En la misma línea, las frases hechas del tipo “que entran por una
puerta y salen por otra”, “que hay que bajar la edad de la inimputabilidad”,
“que son peores que los adultos”, son parte de este imaginario que
interpela a los chicos/as como delincuentes. “Son casi mitos”, dice
Beloff. “Ahora, como en toda cosa que se repite hay algo de verdad en
este sentido: un chico que nunca tuvo contacto con el sistema de justicia de
menores cree que va a ser beneficioso con él. Esto va a ser si él
pertenece a sectores sociales no considerados peligrosos o si al chico no se
lo considera en riesgo moral o material, si no el sistema de menores puede ser
muy severo con él, privándolo de libertad hasta los 21 años”,
agrega.
–En los últimos días se habló de castigar a los padres
por los delitos que cometan sus hijos.
–Esto es inadmisible –dice Beloff–. La responsabilidad legal
es personal, esto es una conquista de la modernidad. Esas bolas se lanzan desde
lo que se conoce como función mágica del derecho penal, si no
se asustan los chicos, se asustan los padres... Cuando se sabe que el miedo
a la pena no funciona nunca. Lo que sí es eficaz es la efectiva aplicación
del castigo.
–Puestos a establecer una cadena de responsabilización ciertamente
que a cada uno le toca una parte –dice Rivera Pizarro–. Pero esto
lo que señala son las pistas de la política social; que una verdadera
prevención de la delincuencia pasa necesariamente por resolver los problemas
sociales que están afectando a las familias.

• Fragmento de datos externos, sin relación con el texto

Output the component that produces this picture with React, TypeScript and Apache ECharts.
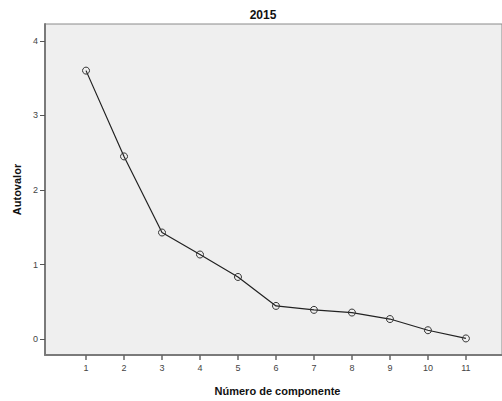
import React, { useEffect, useRef } from "react";
import * as echarts from "echarts";

const components = [1, 2, 3, 4, 5, 6, 7, 8, 9, 10, 11];
const eigenvalues = [3.6, 2.45, 1.43, 1.135, 0.834, 0.446, 0.393, 0.357, 0.27, 0.12, 0.01];
const yTicks = [0, 1, 2, 3, 4];
const titleText = "2015";
const xName = "Número de componente";
const yName = "Autovalor";

export default function App() {
  const ref = useRef<HTMLDivElement>(null);
  useEffect(() => {
    const chart = echarts.init(ref.current!, null, { renderer: "svg" });
    const tickLabelStyle = { color: "#444", fontSize: 9, fontFamily: "Liberation Sans, Arial, sans-serif" };
    chart.setOption({
      animation: false,
      backgroundColor: "#ffffff",
      title: {
        text: titleText,
        left: 258,
        top: 4,
        textAlign: "center",
        textStyle: { fontSize: 12, fontWeight: "bold", color: "#111", fontFamily: "Liberation Sans, Arial, sans-serif" },
      },
      grid: {
        left: 45,
        top: 24,
        right: 0,
        bottom: 42,
        show: true,
        backgroundColor: "#efefef",
        borderColor: "#8a8a8a",
        borderWidth: 1,
      },
      xAxis: {
        type: "value",
        min: -0.08,
        max: 11.95,
        name: xName,
        nameLocation: "middle",
        nameGap: 30,
        nameTextStyle: { fontSize: 11, fontWeight: "bold", color: "#111", fontFamily: "Liberation Sans, Arial, sans-serif", padding: [0, 0, 0, 8] },
        axisLine: { show: true, onZero: false, lineStyle: { color: "#7a7a7a", width: 2 } },
        axisTick: { show: true, customValues: components, length: 5, lineStyle: { color: "#666", width: 1.5 } },
        axisLabel: { customValues: components, ...tickLabelStyle, margin: 8 },
        splitLine: { show: false },
      },
      yAxis: {
        type: "value",
        min: -0.212,
        max: 4.225,
        name: yName,
        nameLocation: "middle",
        nameGap: 20,
        nameTextStyle: { fontSize: 11, fontWeight: "bold", color: "#111", fontFamily: "Liberation Sans, Arial, sans-serif" },
        axisLine: { show: true, onZero: false, lineStyle: { color: "#7a7a7a", width: 2 } },
        axisTick: { show: true, customValues: yTicks, length: 5, lineStyle: { color: "#555", width: 1 } },
        axisLabel: { customValues: yTicks, ...tickLabelStyle, margin: 7 },
        splitLine: { show: false },
      },
      series: [
        {
          type: "line",
          data: components.map((c, i) => [c, eigenvalues[i]]),
          symbol: "circle",
          symbolSize: 7,
          itemStyle: { color: "rgba(0,0,0,0)", borderColor: "#333", borderWidth: 1 },
          lineStyle: { color: "#222", width: 1.2 },
        },
      ],
    });
    return () => chart.dispose();
  }, []);
  return <div ref={ref} style={{ width: 502, height: 401, position: "absolute", left: 0, top: 0 }} />;
}
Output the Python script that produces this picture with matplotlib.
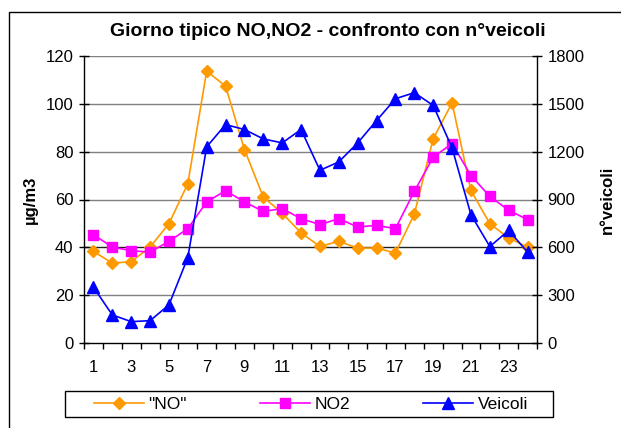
import matplotlib
matplotlib.use("Agg")
import matplotlib.pyplot as plt
from matplotlib.patches import Rectangle
from matplotlib.ticker import FixedLocator, NullFormatter

hours = list(range(1, 25))
no_vals = [38.3, 33.4, 34.0, 40.1, 49.9, 66.6, 113.7, 107.4, 80.9, 61.0, 54.3, 46.0,
           40.4, 42.5, 39.7, 39.7, 37.6, 53.9, 85.4, 100.4, 63.8, 49.9, 43.9, 40.1]
no2_vals = [45.3, 40.1, 38.6, 38.0, 42.5, 47.8, 59.0, 63.7, 59.0, 55.0, 56.2, 52.0,
            49.5, 52.0, 48.5, 49.2, 47.8, 63.4, 77.7, 83.4, 70.0, 61.3, 55.5, 51.6]
veicoli = [350, 176, 134, 140, 239, 536, 1230, 1370, 1339, 1280, 1255, 1339,
           1083, 1136, 1255, 1395, 1532, 1570, 1490, 1224, 805, 605, 706, 570]
x_labels = [str(h) for h in hours[::2]]

_ORANGE = "#FF9900"
_MAGENTA = "#FF00FF"
_BLUE = "#0000FF"

plt.rcParams.update({
    "font.family": ["Liberation Sans", "DejaVu Sans"],
    "font.size": 12,
})

W, H = 621, 428
fig = plt.figure(figsize=(W / 100, H / 100), dpi=100)

# outer chart border (only left and top edges are inside the picture)
fig.patches.append(Rectangle((9 / W, -0.1), 1.2, 1.1 - 12 / H,
                             transform=fig.transFigure, fill=False,
                             edgecolor="black", linewidth=1.0))

ax = fig.add_axes([84 / W, 1 - 343 / H, 453 / W, 287 / H])
ax2 = ax.twinx()

ax.set_xlim(0.5, 24.5)
ax.set_ylim(0, 120)
ax2.set_ylim(0, 1800)
ax.set_yticks(range(0, 121, 20))
ax2.set_yticks(range(0, 1801, 300))

for y in range(20, 121, 20):
    ax.axhline(y, color="#808080" if y != 40 else "#202020", linewidth=1.0, zorder=0)

l1, = ax.plot(hours, no_vals, color=_ORANGE, marker="D", markersize=6.5,
              linewidth=1.2, label='"NO"', zorder=3)
l2, = ax.plot(hours, no2_vals, color=_MAGENTA, marker="s", markersize=7,
              linewidth=1.2, label="NO2", zorder=3)
l3, = ax2.plot(hours, veicoli, color=_BLUE, marker="^", markersize=8.5,
               linewidth=1.2, label="Veicoli", zorder=3)

# x axis: labels on odd hours, tick marks between categories
ax.xaxis.set_major_locator(FixedLocator(hours[::2]))
ax.set_xticklabels(x_labels)
ax.tick_params(axis="x", which="major", length=0, pad=12)
ax.xaxis.set_minor_locator(FixedLocator([h + 0.5 for h in range(0, 25)]))
ax.xaxis.set_minor_formatter(NullFormatter())
ax.tick_params(axis="x", which="minor", direction="out", length=4, width=1)

ax.tick_params(axis="y", direction="inout", length=7, width=1, pad=4)
ax2.tick_params(axis="y", direction="inout", length=7, width=1, pad=4)

for a in (ax, ax2):
    a.spines["top"].set_visible(False)
    for s in ("left", "right", "bottom"):
        a.spines[s].set_linewidth(1.0)
        a.spines[s].set_color("black")
ax.spines["right"].set_visible(False)
ax2.spines["left"].set_visible(False)
ax2.spines["bottom"].set_visible(False)

ax.set_ylabel("µg/m3", fontweight="bold", fontsize=12)
ax.yaxis.set_label_coords((38 - 84) / 453, 0.5)
ax2.set_ylabel("n°veicoli", fontweight="bold", fontsize=12, rotation=90)
ax2.yaxis.set_label_coords((600 - 84) / 453, 0.5)

fig.text(0.5 * (108 + 548) / W, 1 - 31 / H,
         "Giorno tipico NO,NO2 - confronto con n°veicoli",
         ha="center", va="center", fontsize=14, fontweight="bold")

# legend box drawn separately so entries can sit centred like the original
fig.patches.append(Rectangle((65 / W, 1 - 417 / H), 488 / W, 26 / H,
                             transform=fig.transFigure, fill=False,
                             edgecolor="black", linewidth=1.0))
leg = fig.legend(handles=[l1, l2, l3], loc="center", ncol=3,
                 bbox_to_anchor=(311 / W, 1 - 404 / H),
                 handlelength=2.9, handletextpad=0.25, columnspacing=4.2,
                 frameon=False, fontsize=12.5, borderpad=0)

fig.savefig("out.png", dpi=100)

En cuanto al proyecto presentado por el Gobierno para bajar la edad de la imputabilidad
a 14 años pero estableciendo un sistema penal juvenil especial para los
chicos de 14 a 18, los especialistas están de acuerdo, en líneas
generales. Y señalan como ejemplos a seguir las legislaciones de Costa
Rica, Panamá y el estado de Rio Grande do Sul. En ese sentido, García
Méndez compara las legislaciones de Uruguay, con un sistema tutelar parecido
al argentino, y Costa Rica, con un sistema de responsabilidad penal juvenil
desde 1995 (ambos con una población similar). “Uruguay tiene 400
menores de 18 años privados de libertad, mientras que en Costa Rica hay
aproximadamente 40. En Costa Rica es así por tres motivos: porque es
una ley que solamente se usa para responder a las violaciones a la ley penal
y no como forma encubierta de política social; porque existen todas las
garantías para el menor, y porque la medida de privación de la
libertad es realmente excepcional, ya que para los delitos leves se usan medidas
alternativas, como prestación de servicios a la comunidad.”